--- begin LISTED RECORDS ---
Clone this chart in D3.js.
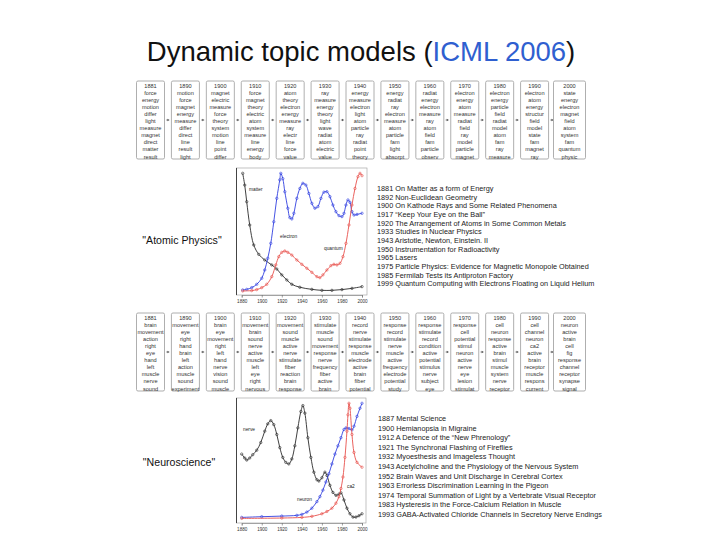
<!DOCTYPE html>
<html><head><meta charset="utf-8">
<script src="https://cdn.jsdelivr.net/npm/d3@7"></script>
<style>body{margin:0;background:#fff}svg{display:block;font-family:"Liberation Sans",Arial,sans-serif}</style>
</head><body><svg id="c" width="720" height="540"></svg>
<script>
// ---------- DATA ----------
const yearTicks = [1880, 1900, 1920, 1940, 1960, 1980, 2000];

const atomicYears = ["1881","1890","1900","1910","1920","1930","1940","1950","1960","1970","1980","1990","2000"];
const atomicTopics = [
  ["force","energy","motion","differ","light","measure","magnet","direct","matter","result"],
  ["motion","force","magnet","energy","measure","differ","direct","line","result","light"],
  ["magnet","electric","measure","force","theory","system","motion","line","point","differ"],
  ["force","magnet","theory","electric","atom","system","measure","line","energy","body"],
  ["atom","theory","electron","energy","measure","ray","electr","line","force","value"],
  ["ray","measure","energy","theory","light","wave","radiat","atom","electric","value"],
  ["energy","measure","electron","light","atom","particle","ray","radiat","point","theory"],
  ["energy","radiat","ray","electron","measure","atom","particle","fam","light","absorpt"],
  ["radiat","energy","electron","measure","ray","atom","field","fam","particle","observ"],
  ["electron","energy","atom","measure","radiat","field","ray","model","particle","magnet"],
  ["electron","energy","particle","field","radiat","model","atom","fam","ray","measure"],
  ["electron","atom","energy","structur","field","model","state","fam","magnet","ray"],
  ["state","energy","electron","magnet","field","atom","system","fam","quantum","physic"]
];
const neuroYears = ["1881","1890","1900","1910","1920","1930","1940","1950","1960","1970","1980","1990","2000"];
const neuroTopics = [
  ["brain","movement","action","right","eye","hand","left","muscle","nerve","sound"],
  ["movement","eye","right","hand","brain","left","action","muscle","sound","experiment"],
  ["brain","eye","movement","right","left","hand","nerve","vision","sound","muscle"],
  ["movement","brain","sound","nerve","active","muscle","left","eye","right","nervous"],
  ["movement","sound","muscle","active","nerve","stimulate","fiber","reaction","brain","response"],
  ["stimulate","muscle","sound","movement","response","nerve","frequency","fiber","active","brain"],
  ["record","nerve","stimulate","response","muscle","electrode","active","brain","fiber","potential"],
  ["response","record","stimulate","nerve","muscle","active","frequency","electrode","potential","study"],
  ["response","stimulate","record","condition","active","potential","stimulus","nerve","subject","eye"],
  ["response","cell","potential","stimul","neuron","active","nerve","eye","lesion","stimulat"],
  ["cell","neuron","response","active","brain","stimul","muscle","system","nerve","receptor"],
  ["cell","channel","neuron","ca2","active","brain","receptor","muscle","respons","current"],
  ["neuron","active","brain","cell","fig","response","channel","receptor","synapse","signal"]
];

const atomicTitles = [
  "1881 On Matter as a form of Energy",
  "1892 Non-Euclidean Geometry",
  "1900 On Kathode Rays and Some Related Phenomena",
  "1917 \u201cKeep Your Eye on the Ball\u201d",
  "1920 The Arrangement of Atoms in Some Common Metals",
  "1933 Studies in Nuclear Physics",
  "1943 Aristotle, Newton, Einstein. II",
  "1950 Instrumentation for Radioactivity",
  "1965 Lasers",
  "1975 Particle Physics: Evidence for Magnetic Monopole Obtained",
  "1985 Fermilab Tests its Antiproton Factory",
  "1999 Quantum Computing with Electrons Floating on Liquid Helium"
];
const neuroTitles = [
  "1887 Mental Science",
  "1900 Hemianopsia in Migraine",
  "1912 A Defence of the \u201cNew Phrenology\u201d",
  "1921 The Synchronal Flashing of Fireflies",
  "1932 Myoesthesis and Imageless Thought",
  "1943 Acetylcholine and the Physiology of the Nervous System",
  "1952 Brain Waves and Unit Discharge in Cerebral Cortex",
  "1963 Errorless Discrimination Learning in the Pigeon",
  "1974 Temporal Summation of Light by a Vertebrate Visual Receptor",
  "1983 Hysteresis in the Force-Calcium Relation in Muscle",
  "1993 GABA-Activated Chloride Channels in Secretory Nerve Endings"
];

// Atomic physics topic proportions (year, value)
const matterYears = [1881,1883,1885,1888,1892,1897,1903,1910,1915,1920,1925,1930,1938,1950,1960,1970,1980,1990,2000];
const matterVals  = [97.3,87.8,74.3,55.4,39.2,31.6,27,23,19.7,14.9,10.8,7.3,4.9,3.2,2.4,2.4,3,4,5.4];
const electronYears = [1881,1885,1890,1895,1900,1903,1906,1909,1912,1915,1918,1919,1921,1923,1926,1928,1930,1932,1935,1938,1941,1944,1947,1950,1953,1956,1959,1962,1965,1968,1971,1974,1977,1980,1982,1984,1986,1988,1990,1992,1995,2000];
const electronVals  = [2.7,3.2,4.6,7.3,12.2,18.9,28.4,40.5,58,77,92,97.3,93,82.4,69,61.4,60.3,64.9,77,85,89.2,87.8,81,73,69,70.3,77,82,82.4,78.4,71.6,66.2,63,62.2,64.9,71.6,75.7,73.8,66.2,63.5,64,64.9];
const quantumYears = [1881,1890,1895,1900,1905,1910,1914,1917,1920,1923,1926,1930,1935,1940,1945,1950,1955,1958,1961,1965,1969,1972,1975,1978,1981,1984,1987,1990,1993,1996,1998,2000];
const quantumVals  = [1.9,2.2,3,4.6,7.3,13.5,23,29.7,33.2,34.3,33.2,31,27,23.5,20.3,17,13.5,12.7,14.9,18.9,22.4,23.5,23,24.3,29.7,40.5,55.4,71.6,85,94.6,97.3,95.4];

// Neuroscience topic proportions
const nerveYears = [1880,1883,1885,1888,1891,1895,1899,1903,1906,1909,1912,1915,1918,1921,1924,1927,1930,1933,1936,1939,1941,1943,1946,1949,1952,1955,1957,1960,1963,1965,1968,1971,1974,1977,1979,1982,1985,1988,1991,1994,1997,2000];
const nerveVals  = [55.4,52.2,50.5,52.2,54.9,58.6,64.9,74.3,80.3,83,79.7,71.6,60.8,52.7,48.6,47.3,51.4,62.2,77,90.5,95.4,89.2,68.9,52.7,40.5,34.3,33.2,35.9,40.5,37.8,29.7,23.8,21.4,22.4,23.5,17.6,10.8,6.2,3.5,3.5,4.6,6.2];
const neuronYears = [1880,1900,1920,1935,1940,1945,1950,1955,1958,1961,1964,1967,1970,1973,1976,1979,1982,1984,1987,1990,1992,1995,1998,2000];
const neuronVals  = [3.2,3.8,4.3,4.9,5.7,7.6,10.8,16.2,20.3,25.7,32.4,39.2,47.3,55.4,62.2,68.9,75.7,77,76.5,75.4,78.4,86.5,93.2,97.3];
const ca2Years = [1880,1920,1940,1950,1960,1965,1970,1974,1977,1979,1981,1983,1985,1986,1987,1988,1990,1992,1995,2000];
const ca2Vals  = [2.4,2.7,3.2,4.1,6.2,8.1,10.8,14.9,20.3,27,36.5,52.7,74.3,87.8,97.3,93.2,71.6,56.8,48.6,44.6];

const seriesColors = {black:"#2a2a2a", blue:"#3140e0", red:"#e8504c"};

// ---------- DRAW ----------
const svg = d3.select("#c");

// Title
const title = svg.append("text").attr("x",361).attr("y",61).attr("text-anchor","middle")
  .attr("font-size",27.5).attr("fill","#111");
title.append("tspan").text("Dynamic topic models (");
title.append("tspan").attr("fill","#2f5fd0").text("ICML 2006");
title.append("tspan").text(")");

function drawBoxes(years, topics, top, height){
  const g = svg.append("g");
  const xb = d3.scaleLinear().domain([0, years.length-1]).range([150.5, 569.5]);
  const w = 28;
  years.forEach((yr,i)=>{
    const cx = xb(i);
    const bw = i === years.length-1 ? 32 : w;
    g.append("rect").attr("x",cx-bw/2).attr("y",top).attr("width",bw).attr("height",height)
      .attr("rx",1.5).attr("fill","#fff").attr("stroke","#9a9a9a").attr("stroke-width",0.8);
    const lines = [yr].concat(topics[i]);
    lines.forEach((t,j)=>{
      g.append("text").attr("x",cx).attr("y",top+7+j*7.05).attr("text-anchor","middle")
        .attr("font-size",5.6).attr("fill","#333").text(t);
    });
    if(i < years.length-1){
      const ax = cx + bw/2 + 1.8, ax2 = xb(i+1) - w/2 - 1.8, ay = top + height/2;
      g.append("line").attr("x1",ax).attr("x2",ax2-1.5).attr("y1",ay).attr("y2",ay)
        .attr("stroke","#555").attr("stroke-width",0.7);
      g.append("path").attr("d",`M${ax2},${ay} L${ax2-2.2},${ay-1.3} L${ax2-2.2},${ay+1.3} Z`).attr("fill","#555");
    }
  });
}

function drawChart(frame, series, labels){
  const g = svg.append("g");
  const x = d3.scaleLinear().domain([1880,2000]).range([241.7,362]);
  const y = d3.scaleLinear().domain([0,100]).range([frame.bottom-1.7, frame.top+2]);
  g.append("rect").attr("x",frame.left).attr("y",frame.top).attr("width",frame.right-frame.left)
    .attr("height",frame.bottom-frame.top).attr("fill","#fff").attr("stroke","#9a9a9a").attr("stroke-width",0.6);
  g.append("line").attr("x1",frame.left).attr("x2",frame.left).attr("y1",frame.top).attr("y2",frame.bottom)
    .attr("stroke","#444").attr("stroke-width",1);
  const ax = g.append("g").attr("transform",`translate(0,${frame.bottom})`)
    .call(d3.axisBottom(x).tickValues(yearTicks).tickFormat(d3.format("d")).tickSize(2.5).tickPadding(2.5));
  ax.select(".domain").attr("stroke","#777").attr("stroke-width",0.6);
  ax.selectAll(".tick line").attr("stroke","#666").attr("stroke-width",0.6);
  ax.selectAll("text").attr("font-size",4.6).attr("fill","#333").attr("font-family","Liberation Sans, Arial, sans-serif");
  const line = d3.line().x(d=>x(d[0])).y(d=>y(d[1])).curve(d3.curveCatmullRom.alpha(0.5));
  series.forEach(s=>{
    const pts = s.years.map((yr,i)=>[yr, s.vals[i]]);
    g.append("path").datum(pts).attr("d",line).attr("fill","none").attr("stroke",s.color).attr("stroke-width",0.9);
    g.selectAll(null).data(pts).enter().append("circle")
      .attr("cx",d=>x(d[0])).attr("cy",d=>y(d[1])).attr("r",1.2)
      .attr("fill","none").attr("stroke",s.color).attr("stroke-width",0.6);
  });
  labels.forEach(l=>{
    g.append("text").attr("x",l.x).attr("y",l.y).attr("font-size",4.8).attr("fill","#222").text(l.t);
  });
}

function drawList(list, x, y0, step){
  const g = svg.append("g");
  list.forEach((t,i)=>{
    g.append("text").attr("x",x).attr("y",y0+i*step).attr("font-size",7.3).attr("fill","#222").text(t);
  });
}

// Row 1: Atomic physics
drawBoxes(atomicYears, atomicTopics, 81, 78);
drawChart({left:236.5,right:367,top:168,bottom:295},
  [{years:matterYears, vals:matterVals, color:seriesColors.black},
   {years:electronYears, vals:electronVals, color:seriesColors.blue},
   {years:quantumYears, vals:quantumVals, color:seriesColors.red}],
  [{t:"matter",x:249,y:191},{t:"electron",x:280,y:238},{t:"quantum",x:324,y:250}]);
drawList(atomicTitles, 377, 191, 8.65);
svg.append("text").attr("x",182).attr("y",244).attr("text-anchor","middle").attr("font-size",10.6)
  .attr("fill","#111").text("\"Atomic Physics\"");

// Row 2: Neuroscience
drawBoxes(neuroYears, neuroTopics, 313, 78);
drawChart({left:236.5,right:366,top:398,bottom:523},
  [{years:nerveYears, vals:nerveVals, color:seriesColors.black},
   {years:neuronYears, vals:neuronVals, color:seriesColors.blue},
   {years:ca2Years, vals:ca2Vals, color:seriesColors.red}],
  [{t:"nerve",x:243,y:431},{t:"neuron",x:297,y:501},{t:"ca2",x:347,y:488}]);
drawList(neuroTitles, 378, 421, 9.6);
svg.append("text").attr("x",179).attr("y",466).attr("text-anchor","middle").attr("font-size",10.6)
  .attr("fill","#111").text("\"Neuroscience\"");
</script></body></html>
--- end LISTED RECORDS ---
--- begin LISTED RECORDS ---
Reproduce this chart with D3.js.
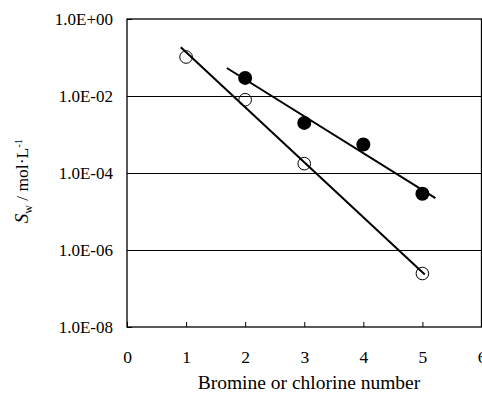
--- end LISTED RECORDS ---
From the records above, extract the lines from the one holding "Clone this chart in D3.js." through the one holding "const yearTicks = [1880, 1900, 1920, 1940, 1960, 1980, 2000];", word for word; omit the pictures.

Clone this chart in D3.js.
<!DOCTYPE html>
<html><head><meta charset="utf-8">
<script src="https://cdn.jsdelivr.net/npm/d3@7"></script>
<style>body{margin:0;background:#fff}svg{display:block;font-family:"Liberation Sans",Arial,sans-serif}</style>
</head><body><svg id="c" width="720" height="540"></svg>
<script>
// ---------- DATA ----------
const yearTicks = [1880, 1900, 1920, 1940, 1960, 1980, 2000];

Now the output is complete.